Nuclear radiation from bomb tests and power plant accidents may cause more boys than girls to be born, suggests a new study.
This study was one of the first to document a significant uptick in the number of boys born compared to girls after radiation exposure events. But inklings of these trends have been around for many decades. In mice, experiments have shown a pretty clear link between radiation exposure and altered sex odds. Scherb’s study offers "proof that the low-dose radiation that no one wants to have an effect has an effect," he said. "And this effect is rather large in absolute numbers."
I was surprised to learn:
When I first saw the results, I assumed that radiation was somehow affecting DNA in a way to favor male sperm. Instead, the effects of radiation can be translated into numbers of girls lost.
I’ll be watching …
to see whether scientists find evidence of skewed sex ratios from the Fukushima disaster. If so, it will be interesting to see whether the effect is limited to the immediate area or if regions as far as California also end up losing significant numbers of girl births.
For a story on health effects of low-level radiation exposure, I compiled a database with more than 130 entries in order to compare statements made by regulators, researchers, nuclear advocates, and antinuclear activists about the effects of various doses. So far there appears to be little agreement even on the definitions of doses, let alone the consequences of radiation exposure. The physics and biology of radiation, as well as the plethora of terms and units of measure, are so confusing that laypeople — and worse, journalists — tend to give up in frustration, allowing the confusion to persist and control public policy. But the Scherb & Voigt report on sex ratios used basic statistical analysis and its conclusions seem solid because of the large populations studied.
For the first time …
to my knowledge, a negative human health effect has been attributed to “background” radiation, i.e., the remnants of atmospheric bomb tests in the 1950s and early 1960s. The usual official position is that the anthropogenic part of background radiation never hurt anybody.
I was surprised to learn:
The authors of this study state that there are "considerably underestimated health risks of the so-called low-level ionizing radiation,” and they define “low-level” as less than 100 millisieverts. Other researchers say below 100 millisieverts there is no increase in cancer incidence or mortality. The Health Physics Society states that below 100 millisieverts, “risks of health effects are either too small to be observed or are non-existent.”

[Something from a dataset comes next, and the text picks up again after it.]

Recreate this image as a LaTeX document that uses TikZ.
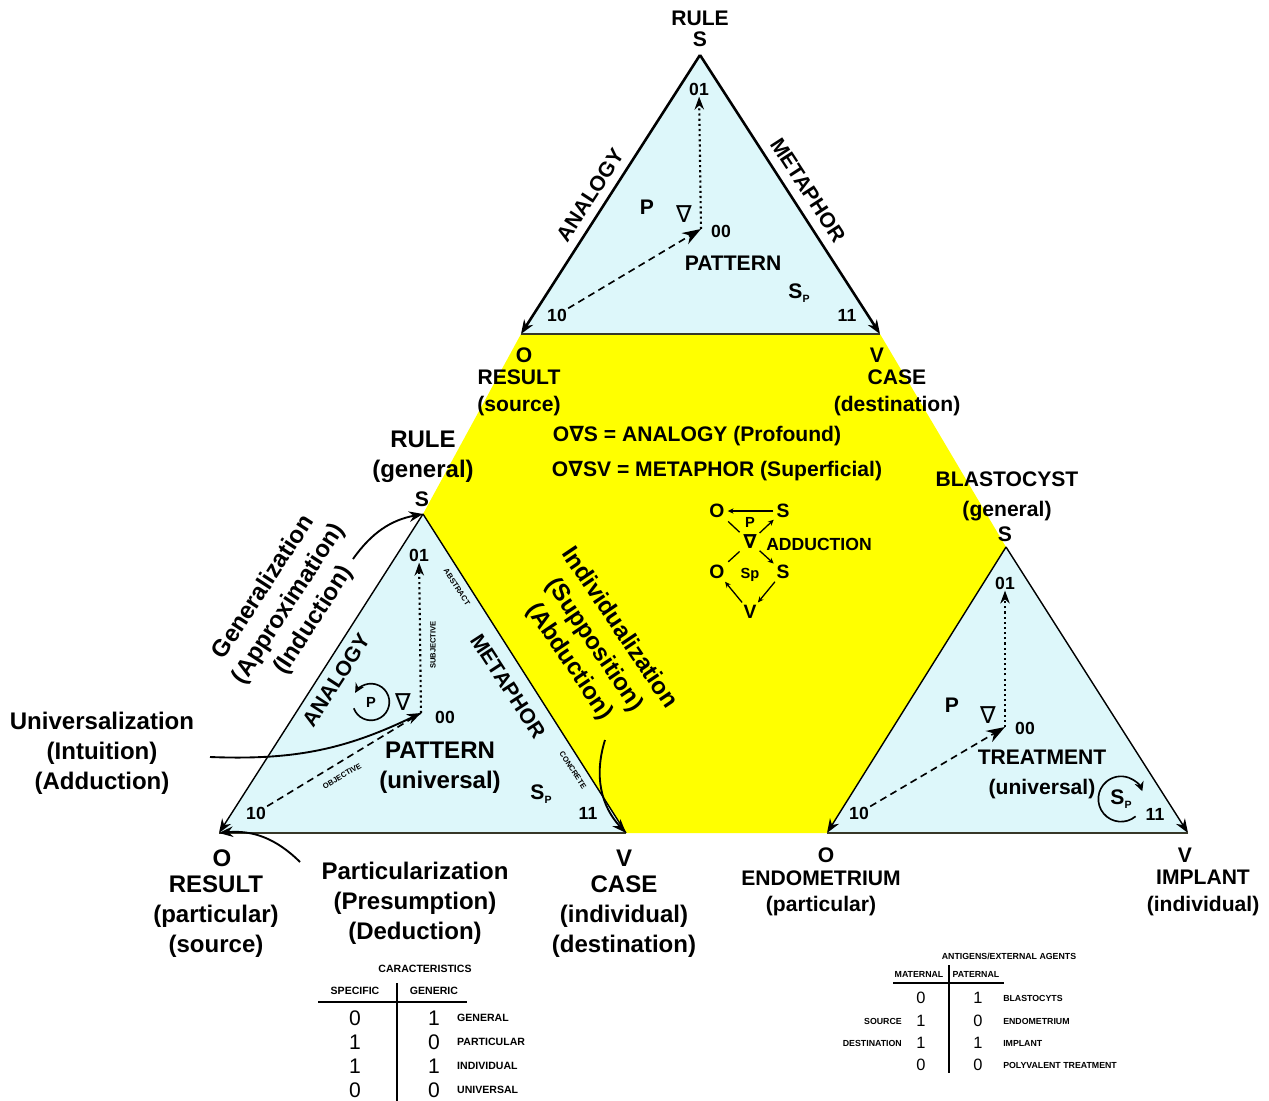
\documentclass[tikz,border=0pt]{standalone}
\usepackage{fontspec}
\setmainfont{Liberation Sans}
\newfontfamily\symfont{DejaVu Sans}
\usepackage{tikz}
\usetikzlibrary{arrows.meta}
\usepackage{xcolor}
\definecolor{paleblue}{RGB}{221, 247, 250}
\definecolor{hexyellow}{RGB}{255, 255, 0}
\definecolor{edgegray}{RGB}{55, 55, 40}
\newcommand{\tnab}{{\symfont ∇}}
\newcommand{\SubP}{S\raisebox{-0.35ex}{\fontsize{9}{9}\selectfont P}}

\begin{document}
\begin{tikzpicture}[
    x=0.03cm, y=-0.03cm,
    lbl/.style={font=\bfseries\fontsize{18}{25.6}\selectfont, align=center, inner sep=1pt},
    lbig/.style={font=\bfseries\fontsize{20.5}{25.6}\selectfont, align=center, inner sep=1pt},
    lbltight/.style={font=\bfseries\fontsize{18}{22.5}\selectfont, align=center, inner sep=1pt},
    num/.style={font=\bfseries\fontsize{15}{17}\selectfont, inner sep=1pt},
    tag/.style={font=\bfseries\fontsize{6.5}{7}\selectfont, inner sep=0pt},
    mini/.style={font=\bfseries\fontsize{16.5}{18}\selectfont, inner sep=1.5pt},
    minismall/.style={font=\bfseries\fontsize{12.5}{14}\selectfont, inner sep=1pt},
    cell/.style={font=\fontsize{18}{20}\selectfont, inner sep=0pt},
    cellsmall/.style={font=\fontsize{14}{16}\selectfont, inner sep=0pt},
    hdr/.style={font=\bfseries\fontsize{9}{10}\selectfont, inner sep=0pt},
    hdrsmall/.style={font=\bfseries\fontsize{7.5}{8}\selectfont, inner sep=0pt},
    sideedge/.style={-{Stealth[length=12pt,width=9pt]}, line width=1.2pt},
    thinedge/.style={line width=1.2pt},
    bottomedge/.style={line width=1.8pt, draw=edgegray},
    arrow/.style={-{Stealth[length=12pt,width=9pt]}, line width=1.6pt},
    dashedarrow/.style={dash pattern=on 6pt off 4pt, line width=1.4pt, -{Stealth[length=16pt,width=11pt]}},
    dottedarrow/.style={dash pattern=on 1.8pt off 2.6pt, line width=1.8pt, -{Stealth[length=11pt,width=8pt]}},
    circarrow/.style={-{Stealth[length=8pt,width=8pt]}, line width=1.4pt},
    miniarrow/.style={-{Stealth[length=5pt,width=4.5pt]}, line width=1.1pt, shorten >=1pt, shorten <=1pt},
    miniline/.style={line width=1.1pt, shorten >=2pt, shorten <=2pt}
]
    \useasboundingbox (0,0) rectangle (1269,1101);

    % corners of the three triangles
    \coordinate (tS) at (700,55);
    \coordinate (tO) at (521,334);
    \coordinate (tV) at (880,334);
    \coordinate (lS) at (423,514);
    \coordinate (lO) at (219,833);
    \coordinate (lV) at (626,833);
    \coordinate (rS) at (1006,547);
    \coordinate (rO) at (827,833);
    \coordinate (rV) at (1188,833);

    % fills
    \fill[hexyellow] (tO) -- (tV) -- (rS) -- (rO) -- (lV) -- (lS) -- cycle;
    \fill[paleblue] (tS) -- (tO) -- (tV) -- cycle;
    \fill[paleblue] (lS) -- (lO) -- (lV) -- cycle;
    \fill[paleblue] (rS) -- (rO) -- (rV) -- cycle;

    % edges
    \draw[sideedge, line width=2.2pt] (tS) -- (tO);
    \draw[sideedge, line width=2.2pt] (tS) -- (tV);
    \draw[bottomedge] (tO) -- (tV);
    \draw[sideedge] (lS) -- (lO);
    \draw[thinedge] (lS) -- (lV);
    \draw[bottomedge] (lO) -- (lV);
    \draw[sideedge] (rS) -- (rO);
    \draw[sideedge] (rS) -- (rV);
    \draw[bottomedge] (rO) -- (rV);

    % top triangle
    \node[lbl] (tRule) at (700,18) {RULE};
    \node[lbl] (tSl) at (700,39) {S};
    \node[num] (t01) at (699,89) {01};
    \node[num] (t00) at (721,231) {00};
    \node[num] (t10) at (557,315) {10};
    \node[num] (t11) at (847,315) {11};
    \coordinate (tc) at (701,229);
    \node[lbl] (tP) at (647,207) {P};
    \node[lbl, font=\mdseries\fontsize{20}{22}\selectfont] (tNab) at (684,214) {\tnab};
    \node[lbl] (tPat) at (733,263) {PATTERN};
    \node[lbl] (tSp) at (799,293) {\SubP};
    \node[lbl, rotate=57] (tAna) at (590,195) {ANALOGY};
    \node[lbl, rotate=-57] (tMet) at (808,190) {METAPHOR};
    \node[lbl] (tOl) at (524,355) {O};
    \node[lbltight] (tRes) at (519,393) {RESULT\\(source)};
    \node[lbl] (tVl) at (877,355) {V};
    \node[lbltight] (tCase) at (897,393) {CASE\\(destination)};
    \draw[dottedarrow] (tc) -- (t01);
    \draw[dashedarrow] (t10) -- (tc);

    % centre
    \node[lbl] (eqA) at (697,436) {O\tnab S = ANALOGY (Profound)};
    \node[lbl] (eqM) at (717,471) {O\tnab SV = METAPHOR (Superficial)};
    \node[mini] (mO1) at (717,511) {O};
    \node[mini] (mS1) at (783,511) {S};
    \node[minismall] (mP) at (750,522) {P};
    \node[mini] (mNab) at (750,542) {\tnab};
    \node[mini, font=\bfseries\fontsize{15}{17}\selectfont] (mAdd) at (819,544) {ADDUCTION};
    \node[mini] (mO2) at (717,572) {O};
    \node[minismall] (mSp) at (750,575) {Sp};
    \node[mini] (mS2) at (783,572) {S};
    \node[mini] (mV) at (750,612) {V};
    \draw[miniarrow] (mS1) -- (mO1);
    \draw[miniline] (mO1) -- (mNab);
    \draw[miniarrow] (mNab) -- (mS1);
    \draw[miniline] (mNab) -- (mO2);
    \draw[miniarrow] (mNab) -- (mS2);
    \draw[miniarrow] (mS2) -- (mV);
    \draw[miniarrow] (mV) -- (mO2);

    % left triangle
    \node[lbig] (lRule) at (423,457) {RULE\\(general)};
    \node[lbl] (lSl) at (422,499) {S};
    \node[num] (l01) at (419,555) {01};
    \node[num] (l00) at (445,717) {00};
    \node[num] (l10) at (256,813) {10};
    \node[num] (l11) at (588,813) {11};
    \coordinate (lc) at (421,713);
    \node[tag, rotate=-57] (lAbs) at (457,587) {ABSTRACT};
    \node[tag, rotate=90] (lSub) at (433,645) {SUBJECTIVE};
    \node[tag, rotate=30] (lObj) at (342,776) {OBJECTIVE};
    \node[tag, rotate=-57] (lCon) at (573,770) {CONCRETE};
    \node[lbl, rotate=57] (lAna) at (336,680) {ANALOGY};
    \node[lbl, rotate=-57] (lMet) at (508,686) {METAPHOR};
    \node[minismall] (lP) at (371,702) {P};
    \node[lbl, font=\mdseries\fontsize{20}{22}\selectfont] (lNab) at (403,702) {\tnab};
    \node[lbig] (lPat) at (440,768) {PATTERN\\(universal)};
    \node[lbl] (lSp) at (541,794) {\SubP};
    \node[lbig] (lOl) at (222,858) {O};
    \node[lbig] (lRes) at (216,917) {RESULT\\(particular)\\(source)};
    \node[lbig] (lVl) at (624,858) {V};
    \node[lbig] (lCase) at (624,917) {CASE\\(individual)\\(destination)};
    \draw[dottedarrow] (lc) -- (l01);
    \draw[dash pattern=on 6pt off 4pt, line width=1.4pt] (l10) -- (lc);
    \draw[circarrow] ([shift={(200:0.55cm)}]lP.center) arc[start angle=200, end angle=510, radius=0.55cm];

    % inference labels round the left triangle
    \node[lbig] (univ) at (102,753) {Universalization\\(Intuition)\\(Adduction)};
    \node[lbig, rotate=57] (gen) at (289,604) {Generalization\\(Approximation)\\(Induction)};
    \node[lbig, rotate=-56] (indiv) at (594,645) {Individualization\\(Supposition)\\(Abduction)};
    \node[lbig] (part) at (415,903) {Particularization\\(Presumption)\\(Deduction)};
    \coordinate (univStart) at (210,757);
    \coordinate (genStart) at (353,559);
    \coordinate (indivStart) at (605,740);
    \coordinate (partStart) at (300,862);
    \draw[arrow] (univStart) to[bend right=14] (lc);
    \draw[arrow] (genStart) to[bend left=22] (lS);
    \draw[arrow] (indivStart) to[bend right=30] (lV);
    \draw[arrow] (partStart) to[bend right=25] (lO);

    % right triangle
    \node[lbl] (rBla) at (1007,496) {BLASTOCYST\\(general)};
    \node[lbl] (rSl) at (1005,534) {S};
    \node[num] (r01) at (1005,583) {01};
    \node[num] (r00) at (1025,728) {00};
    \node[num] (r10) at (859,813) {10};
    \node[num] (r11) at (1155,814) {11};
    \coordinate (rc) at (1005,727);
    \node[lbl] (rP) at (952,705) {P};
    \node[lbl, font=\mdseries\fontsize{20}{22}\selectfont] (rNab) at (988,715) {\tnab};
    \node[lbl] (rTre) at (1042,774) {TREATMENT\\(universal)};
    \node[lbl] (rSp) at (1121,799) {\SubP};
    \node[lbl] (rOl) at (826,855) {O};
    \node[lbltight] (rEnd) at (821,893) {ENDOMETRIUM\\(particular)};
    \node[lbl] (rVl) at (1185,855) {V};
    \node[lbltight] (rImp) at (1203,893) {IMPLANT\\(individual)};
    \draw[dottedarrow] (rc) -- (r01);
    \draw[dashedarrow] (r10) -- (rc);
    \draw[circarrow] ([shift={(-50:0.68cm)}]rSp.center) arc[start angle=-50, end angle=-340, radius=0.68cm];

    % table of caracteristics
    \node[hdr] (carHead) at (425,969) {CARACTERISTICS};
    \node[hdr] (specHead) at (355,991) {SPECIFIC};
    \node[hdr] (genHead) at (434,991) {GENERIC};
    \draw[line width=1.6pt] (318,1002) -- (467,1002);
    \draw[line width=1.6pt] (397,983) -- (397,1101);
    \node[cell] (specA) at (355,1018) {0};
    \node[cell] (genA) at (434,1018) {1};
    \node[hdr, anchor=west] (rowA) at (457,1018) {GENERAL};
    \node[cell] (specB) at (355,1042) {1};
    \node[cell] (genB) at (434,1042) {0};
    \node[hdr, anchor=west] (rowB) at (457,1042) {PARTICULAR};
    \node[cell] (specC) at (355,1066) {1};
    \node[cell] (genC) at (434,1066) {1};
    \node[hdr, anchor=west] (rowC) at (457,1066) {INDIVIDUAL};
    \node[cell] (specD) at (355,1090) {0};
    \node[cell] (genD) at (434,1090) {0};
    \node[hdr, anchor=west] (rowD) at (457,1090) {UNIVERSAL};

    % table of antigens
    \node[hdrsmall] (antHead) at (1009,956) {ANTIGENS/EXTERNAL AGENTS};
    \node[hdrsmall] (matHead) at (919,974) {MATERNAL};
    \node[hdrsmall] (patHead) at (976,974) {PATERNAL};
    \draw[line width=1.4pt] (893,983) -- (1004,983);
    \draw[line width=1.4pt] (949,965) -- (949,1073);
    \node[cellsmall] (matA) at (921,998) {0};
    \node[cellsmall] (patA) at (978,998) {1};
    \node[hdrsmall, anchor=west] (antA) at (1003,998) {BLASTOCYTS};
    \node[hdrsmall, anchor=east] (srcB) at (902,1021) {SOURCE};
    \node[cellsmall] (matB) at (921,1021) {1};
    \node[cellsmall] (patB) at (978,1021) {0};
    \node[hdrsmall, anchor=west] (antB) at (1003,1021) {ENDOMETRIUM};
    \node[hdrsmall, anchor=east] (dstC) at (902,1043) {DESTINATION};
    \node[cellsmall] (matC) at (921,1043) {1};
    \node[cellsmall] (patC) at (978,1043) {1};
    \node[hdrsmall, anchor=west] (antC) at (1003,1043) {IMPLANT};
    \node[cellsmall] (matD) at (921,1065) {0};
    \node[cellsmall] (patD) at (978,1065) {0};
    \node[hdrsmall, anchor=west] (antD) at (1003,1065) {POLYVALENT TREATMENT};
\end{tikzpicture}
\end{document}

One angle that got short shrift in the story is the question of whether governments should still pursue nuclear power in light of studies like this and the Fukushima disaster. There have been protests in Japan and other countries recently against nuclear power. The study author, Hagen Scherb, was uncomfortable talking about this because he felt there were too many nonscientific considerations that went into such a decision. "This is a political question," he told me.
A little bit of history repeating:
After World War II, Japanese scientists found that irradiated men were more likely to father sons, while irradiated women were more likely to give birth to girls. So the idea that radiation can have reproductive side effects is not new. But those findings were considered tentative and widely dismissed, according to Scherb, because the studies only had tens of thousands of test subjects, which many scientists considered too small to draw global-population conclusions.
I had forgotten …
that the natural ratio of males to females in humans is not 1:1. Rather, it is 105 males to 100 females. Why this is true remains a mystery, and the effect the authors saw in their study is on top of this already skewed ratio.